Brightest Star in the Sky

You are so attentive it's baffling. And not only that, but you are capable of connecting the most profound intricacies of intellectual observation into a summary of perfect precision. You blow me away with your level of knowledge and ability to respond with correct, confident notices and detailed thoughts into coherent flow. While I'm here, I should say that I have never read Mallarme, or any of the Symbolists you frequently mention and compare my work to. As a matter of fact, my library is honestly quite limited, T.S. Eliot being one of the only poet's I've studied and therefore an easy self-acclaim for being among my greatest inspiration.

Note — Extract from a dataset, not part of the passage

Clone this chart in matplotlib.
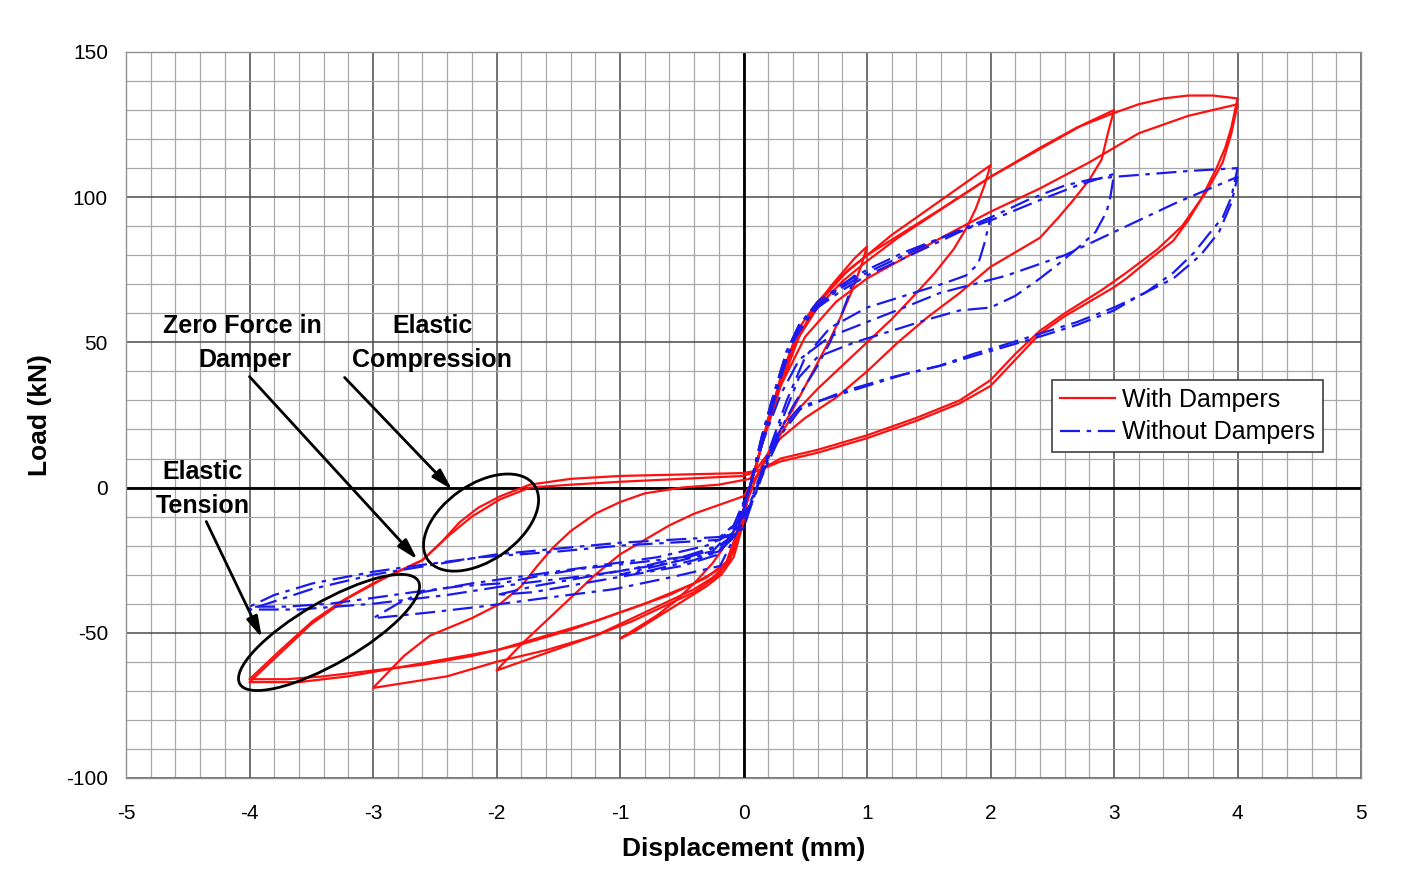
import matplotlib.pyplot as plt
import numpy as np
import matplotlib.transforms as mtransforms
from matplotlib.patches import Ellipse

# ---- data (displacement in mm, load in kN) ----
# with dampers, one list per loop amplitude
wd_1mm_x = [0.05, 0.12, 0.2, 0.3, 0.4, 0.5, 0.6, 0.7, 0.8, 0.9, 1.0,
            0.95, 0.88, 0.8, 0.7, 0.6, 0.5, 0.4, 0.3, 0.2, 0.1, 0.0, -0.1, -0.25, -0.4, -0.55, -0.7, -0.85, -1.0,
            -0.9, -0.75, -0.6, -0.45, -0.3, -0.18, -0.08, 0.0, 0.05]
wd_1mm_y = [0, 10, 24, 36, 48, 56, 63, 69, 74, 79, 83,
            76, 68, 60, 51, 43, 35, 27, 20, 12, 3, -8, -17, -26, -33, -39, -44, -48, -52,
            -50, -46, -42, -38, -34, -30, -24, -12, 0]

wd_2mm_x = [0.05, 0.15, 0.25, 0.4, 0.55, 0.7, 0.85, 1.0, 1.2, 1.4, 1.6, 1.8, 2.0,
            1.95, 1.88, 1.8, 1.7, 1.55, 1.4, 1.2, 1.0, 0.8, 0.6, 0.4, 0.25, 0.12, 0.0,
            -0.2, -0.4, -0.6, -0.8, -1.0, -1.2, -1.4, -1.6, -1.8, -2.0,
            -1.8, -1.6, -1.4, -1.2, -1.0, -0.8, -0.6, -0.4, -0.25, -0.12, -0.03, 0.05]
wd_2mm_y = [0, 15, 30, 48, 60, 68, 75, 80, 87, 93, 99, 105, 111,
            104, 96, 89, 82, 74, 67, 58, 50, 42, 34, 25, 15, 5, -3,
            -6, -9, -13, -18, -23, -30, -38, -46, -54, -63,
            -60, -57, -54, -51, -47, -43, -39, -35, -31, -26, -15, 0]

wd_3mm_x = [0.05, 0.15, 0.3, 0.45, 0.6, 0.8, 1.0, 1.25, 1.5, 1.75, 2.0, 2.25, 2.5, 2.75, 3.0,
            2.95, 2.9, 2.8, 2.67, 2.55, 2.4, 2.2, 2.0, 1.75, 1.5, 1.25, 1.0, 0.75, 0.5, 0.3, 0.15, 0.05,
            -0.2, -0.5, -0.8, -1.0, -1.2, -1.4, -1.55, -1.67, -1.8, -1.97, -2.2, -2.54, -2.75, -3.0,
            -2.7, -2.4, -2.0, -1.6, -1.2, -0.9, -0.6, -0.4, -0.2, -0.08, 0.05]
wd_3mm_y = [0, 15, 35, 52, 62, 71, 78, 86, 93, 100, 107, 113, 119, 125, 130,
            122, 113, 106, 99, 93, 86, 81, 76, 67, 59, 50, 40, 31, 24, 17, 9, 3,
            1, 0, -2, -5, -9, -15, -21, -27, -34, -40, -45, -51, -58, -69,
            -67, -65, -60, -56, -51, -46, -40, -36, -30, -22, 0]

wd_4mm_x = [0.05, 0.15, 0.3, 0.45, 0.6, 0.8, 1.0, 1.3, 1.6, 2.0, 2.4, 2.7, 3.0, 3.2, 3.4, 3.6, 3.8, 4.0,
            3.95, 3.9, 3.83, 3.7, 3.6, 3.48, 3.3, 3.1, 3.0, 2.8, 2.6, 2.4, 2.2, 2.0, 1.75, 1.4, 1.0, 0.6,
            0.3, 0.13, 0.0, -0.5, -1.0, -1.4, -1.73, -1.97, -2.15, -2.3, -2.45, -2.6, -2.8, -3.0, -3.25,
            -3.49, -3.75, -4.0,
            -3.7, -3.4, -3.0, -2.6, -2.2, -1.8, -1.4, -1.0, -0.6, -0.3, -0.12, -0.03, 0.05]
wd_4mm_y = [0, 15, 38, 55, 64, 73, 80, 88, 96, 107, 117, 124, 129, 132, 134, 135, 135, 134,
            124, 117, 110, 99, 92, 85, 79, 72, 69, 64, 59, 53, 44, 35, 29, 23, 17, 12,
            9, 6, 5, 4.5, 4, 3, 1, -3, -7, -12, -19, -25, -29, -33, -39,
            -46, -56, -66,
            -66, -65, -63, -61, -58, -54, -49, -43, -37, -31, -25, -12, 0]

wd_4mm_b_x = [0.05, 0.15, 0.3, 0.5, 0.75, 1.0, 1.3, 1.6, 2.0, 2.4, 2.8, 3.2, 3.6, 4.0,
              3.95, 3.88, 3.75, 3.55, 3.35, 3.1, 2.9, 2.6, 2.4, 2.2, 2.0, 1.75, 1.4, 1.0, 0.6, 0.3, 0.13,
              0.0, -0.5, -1.0, -1.4, -1.73, -1.97, -2.2, -2.4, -2.6, -2.9, -3.2, -3.5, -3.75, -4.0,
              -3.6, -3.2, -2.8, -2.4, -2.0, -1.6, -1.2, -0.8, -0.4, -0.15, -0.05, 0.05]
wd_4mm_b_y = [0, 15, 35, 52, 64, 72, 79, 86, 95, 103, 112, 122, 128, 132,
              122, 112, 102, 90, 82, 74, 68, 60, 54, 46, 37, 30, 24, 18, 13, 10, 6,
              4, 3, 2, 1, 0, -4, -10, -17, -25, -31, -38, -47, -57, -67,
              -67, -65, -62, -59, -56, -51, -46, -40, -33, -27, -15, 0]

# without dampers
wo_1mm_x = [0.05, 0.12, 0.2, 0.3, 0.4, 0.5, 0.6, 0.75, 0.9,
            0.85, 0.78, 0.7, 0.6, 0.5, 0.4, 0.3, 0.2, 0.1, 0.0, -0.1, -0.3, -0.6, -1.0,
            -0.8, -0.6, -0.4, -0.2, -0.1, 0.0, 0.05]
wo_1mm_y = [0, 12, 25, 38, 50, 57, 62, 68, 73,
            66, 58, 50, 42, 35, 28, 20, 10, -2, -12, -18, -22, -26, -30,
            -29, -27, -25, -22, -18, -8, 0]

wo_2mm_x = [0.05, 0.15, 0.25, 0.35, 0.45, 0.6, 0.8, 1.0, 1.3, 1.6, 2.0,
            1.95, 1.9, 1.8, 1.6, 1.3, 1.0, 0.7, 0.5, 0.35, 0.2, 0.08, 0.0,
            -0.2, -0.5, -0.9, -1.3, -1.7, -2.0,
            -1.7, -1.3, -0.9, -0.5, -0.2, -0.08, 0.05]
wo_2mm_y = [0, 15, 30, 45, 55, 62, 68, 73, 79, 85, 93,
            84, 77, 73, 70, 66, 62, 55, 45, 30, 12, -2, -14,
            -20, -24, -28, -31, -34, -37,
            -36, -33, -30, -27, -23, -15, 0]

wo_3mm_x = [0.05, 0.15, 0.25, 0.35, 0.45, 0.6, 0.8, 1.0, 1.3, 1.6, 2.0, 2.4, 2.7, 3.0,
            2.97, 2.94, 2.85, 2.72, 2.55, 2.4, 2.2, 2.0, 1.75, 1.5, 1.2, 0.9, 0.6, 0.45, 0.3, 0.15, 0.0,
            -0.3, -0.7, -1.2, -1.7, -2.2, -2.6, -2.8, -3.0,
            -2.54, -2.13, -1.6, -1.05, -0.6, -0.19, -0.05, 0.05]
wo_3mm_y = [0, 18, 33, 47, 56, 63, 69, 74, 80, 86, 92, 99, 104, 108,
            100, 95, 88, 83, 77, 72, 66, 62, 61, 58, 54, 50, 45, 38, 22, 5, -14,
            -20, -24, -27, -30, -33, -36, -40, -45,
            -43, -41, -38, -35, -31, -27, -15, 0]

wo_4mm_x = [0.05, 0.15, 0.25, 0.35, 0.45, 0.6, 0.8, 1.0, 1.3, 1.6, 2.0, 2.3, 2.6, 2.8, 3.0, 3.3, 3.6, 4.0,
            3.95, 3.88, 3.8, 3.65, 3.48, 3.25, 3.0, 2.7, 2.4, 2.1, 1.86, 1.59, 1.3, 1.0, 0.7, 0.46, 0.3,
            0.15, 0.03, -0.19, -0.6, -1.0, -1.5, -2.13, -2.67, -3.0, -3.49, -3.8, -4.0,
            -3.7, -3.35, -3.0, -2.67, -2.3, -1.97, -1.6, -1.32, -0.9, -0.5, -0.25, -0.1, 0.05]
wo_4mm_y = [0, 18, 33, 47, 56, 64, 70, 75, 81, 86, 93, 99, 104, 106, 107, 108, 109, 110,
            100, 93, 89, 81, 74, 67, 62, 57, 53, 49, 46, 42, 39, 35, 31, 28, 20,
            5, -8, -18, -19, -20, -22, -24, -27, -29, -33, -37, -41,
            -41, -40, -38, -36, -34, -33, -30, -28, -26, -24, -22, -15, 0]

wo_4mm_b_x = [0.05, 0.15, 0.3, 0.45, 0.7, 1.0, 1.3, 1.59, 2.13, 2.6, 3.0, 3.5, 4.0,
              3.95, 3.85, 3.7, 3.48, 3.2, 3.0, 2.7, 2.4, 2.0, 1.6, 1.2, 0.8, 0.46, 0.3, 0.15, 0.0,
              -0.19, -1.0, -2.0, -3.0, -3.5, -4.0,
              -3.6, -3.0, -2.4, -1.8, -1.2, -0.6, -0.2, -0.05, 0.05]
wo_4mm_b_y = [0, 15, 32, 44, 52, 57, 62, 67, 73, 80, 88, 98, 107,
              98, 88, 80, 72, 66, 61, 56, 52, 47, 42, 38, 33, 27, 18, 4, -10,
              -17, -19, -23, -30, -35, -42,
              -42, -40, -37, -33, -30, -26, -22, -12, 0]

with_loops = [(wd_1mm_x, wd_1mm_y), (wd_2mm_x, wd_2mm_y), (wd_3mm_x, wd_3mm_y),
              (wd_4mm_x, wd_4mm_y), (wd_4mm_b_x, wd_4mm_b_y)]
without_loops = [(wo_1mm_x, wo_1mm_y), (wo_2mm_x, wo_2mm_y), (wo_3mm_x, wo_3mm_y),
                 (wo_4mm_x, wo_4mm_y), (wo_4mm_b_x, wo_4mm_b_y)]

plt.rcParams['font.family'] = ['Liberation Sans', 'DejaVu Sans']
plt.rcParams['axes.unicode_minus'] = False

fig = plt.figure(figsize=(14.11, 8.75), dpi=100)
ax = fig.add_axes([0.0893, 0.1109, 0.8753, 0.8297])

red = '#ff1010'
blue = '#1a1aee'
for i, (x, y) in enumerate(with_loops):
    ax.plot(x, y, color=red, lw=1.6, label='With Dampers' if i == 0 else None, zorder=3)
for i, (x, y) in enumerate(without_loops):
    ax.plot(x, y, color=blue, lw=1.6, ls=(0, (9, 3, 2, 3)),
            label='Without Dampers' if i == 0 else None, zorder=3)

ax.set_xlim(-5, 5)
ax.set_ylim(-100, 150)
ax.set_xticks(np.arange(-5, 6, 1))
ax.set_yticks([-100, -50, 0, 50, 100, 150])
ax.set_xticks(np.arange(-5, 5.01, 0.2), minor=True)
ax.set_yticks(np.arange(-100, 151, 10), minor=True)
ax.grid(which='minor', color='#a8a8a8', lw=0.9)
ax.grid(which='major', color='#4a4a4a', lw=1.1)
ax.set_axisbelow(True)
ax.axhline(0, color='black', lw=2, zorder=2)
ax.axvline(0, color='black', lw=2, zorder=2)
for s in ax.spines.values():
    s.set_color('#909090')
    s.set_linewidth(1)
ax.tick_params(which='both', length=0)
ax.tick_params(axis='x', pad=19, labelsize=15)
ax.tick_params(axis='y', pad=13, labelsize=15)

ax.set_xlabel('Displacement (mm)', fontsize=19, fontweight='bold', labelpad=10)
ax.set_ylabel('Load (kN)', fontsize=19, fontweight='bold', labelpad=10)

leg = ax.legend(loc='upper left', bbox_to_anchor=(0.75, 0.548), fontsize=18,
                frameon=True, fancybox=False, edgecolor='#404040', framealpha=1,
                handlelength=2.2, borderpad=0.3, labelspacing=0.35, handletextpad=0.3,
                borderaxespad=0)
leg.get_frame().set_linewidth(1.2)

# annotations
txt = dict(fontsize=18, fontweight='bold', ha='center', va='center', zorder=5)
ax.text(-4.06, 55.8, 'Zero Force in', **txt)
ax.text(-4.04, 44.1, 'Damper', **txt)
ax.text(-2.52, 55.8, 'Elastic', **txt)
ax.text(-2.52, 44.1, 'Compression', **txt)
ax.text(-4.38, 5.5, 'Elastic', **txt)
ax.text(-4.38, -6.2, 'Tension', **txt)

arrow = dict(arrowstyle='-|>,head_width=0.25,head_length=0.9', color='black', lw=2,
             shrinkA=0, shrinkB=0, mutation_scale=14)
ax.annotate('', xy=(-3.90, -51.7), xytext=(-4.35, -11.7), arrowprops=arrow, zorder=5)
ax.annotate('', xy=(-2.64, -24.8), xytext=(-4.0, 38.2), arrowprops=arrow, zorder=5)
ax.annotate('', xy=(-2.36, -0.7), xytext=(-3.23, 37.9), arrowprops=arrow, zorder=5)

for cx, cy, w, h, ang in [(-2.125, -12.05, 1.30, 0.76, 35), (-3.356, -49.9, 2.06, 0.62, 30)]:
    tr = fig.dpi_scale_trans + mtransforms.ScaledTranslation(cx, cy, ax.transData)
    ax.add_patch(Ellipse((0, 0), w, h, angle=ang, transform=tr, fill=False,
                         edgecolor='black', lw=2, zorder=5))

fig.savefig('out.png', dpi=100, facecolor='white')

bananas are the perfect food

for prostitues

S74rw4rd's picture

Thank you for your kind

Thank you for your kind response, and the compliment.  But honesty compels me to state, for the record, that any attentiveness I bring to the poem is because the poem's greatness compels that attentiveness.  On postpoems, I read far more than I comment on, because I find that the "far more" are not as inspiring as the few.  As for Eliot, he was the first poet I studied obsessively, although, after two years, I transferred that study to the poetry of Wallace Stevens.  What I like about the symbolists---Mallarme, Eliot, Stevens; or the Russian symbolists before the Revolution---is their skill in causing abstraction to fuse with mundane reality.  You have that skill as well.  Thus, when I read your poems, I already know that I will have a great reading experience---and to that, I must always be attentive.  Thanks again for the kind response, and for the excellence of your poems.